Polish: *Dobre pytanie.
*Lithuanian: *Geras klausimas.*


----------



## hollabooiers

*Estonian:* (_Väga_)_ hea küsimus!_ (A (very) good question!)


----------



## Goddess Mystyxx

*Filipino (tagalog):* Magandang Tanong!  *Chavacano*: Buen pregunta!


----------



## elroy

Arabic: سؤال وجيه


----------



## Saluton

Russian:
*Хороший вопрос!*
(khar*o*shiy vapr*o*s)


----------



## mataripis

Goddess Mystyxx said:


> *Filipino (tagalog):* Magandang Tanong!  *Chavacano*: Buen pregunta!

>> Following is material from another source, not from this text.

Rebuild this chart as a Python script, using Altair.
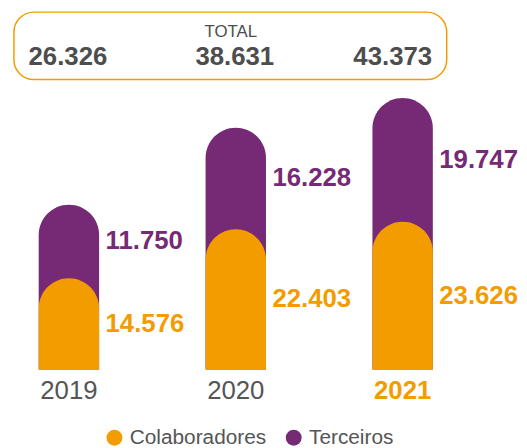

_*TAGALOG: Magandang katanungan/mahusay na tanong/magaling na tanong_  * Dumaget: Masampata katantoan.


----------



## Messquito

In Chinese:
好問題 good question


----------



## Dymn

*Catalan*: _bona pregunta!_


----------



## amikama

Hebrew: שאלה טובה! (lit. good question!)


----------



## ger4

German: _Gute Frage..._ (lit. good question)(... often followed by a short silence...)


----------



## 810senior

Japanese: 良い質問だ_ii sitsumon da_ (means literally good question)


----------



## AdelStar

In Ukraine we can also say "Good question" (garne zapytannia), but it's rather borrowed idiom. More natural expression is "Хто його знає" ("Who knows")


----------



## bearded

Encolpius said:


> *Italian*: Ottima domanda


We can also say _Bella domanda! _(nice question): this is very idiomatic.


----------



## Encolpius

I wonder how about other Romance languages..."nice question" does not work in Hungarian


----------



## Englishmypassion

Good question!


----------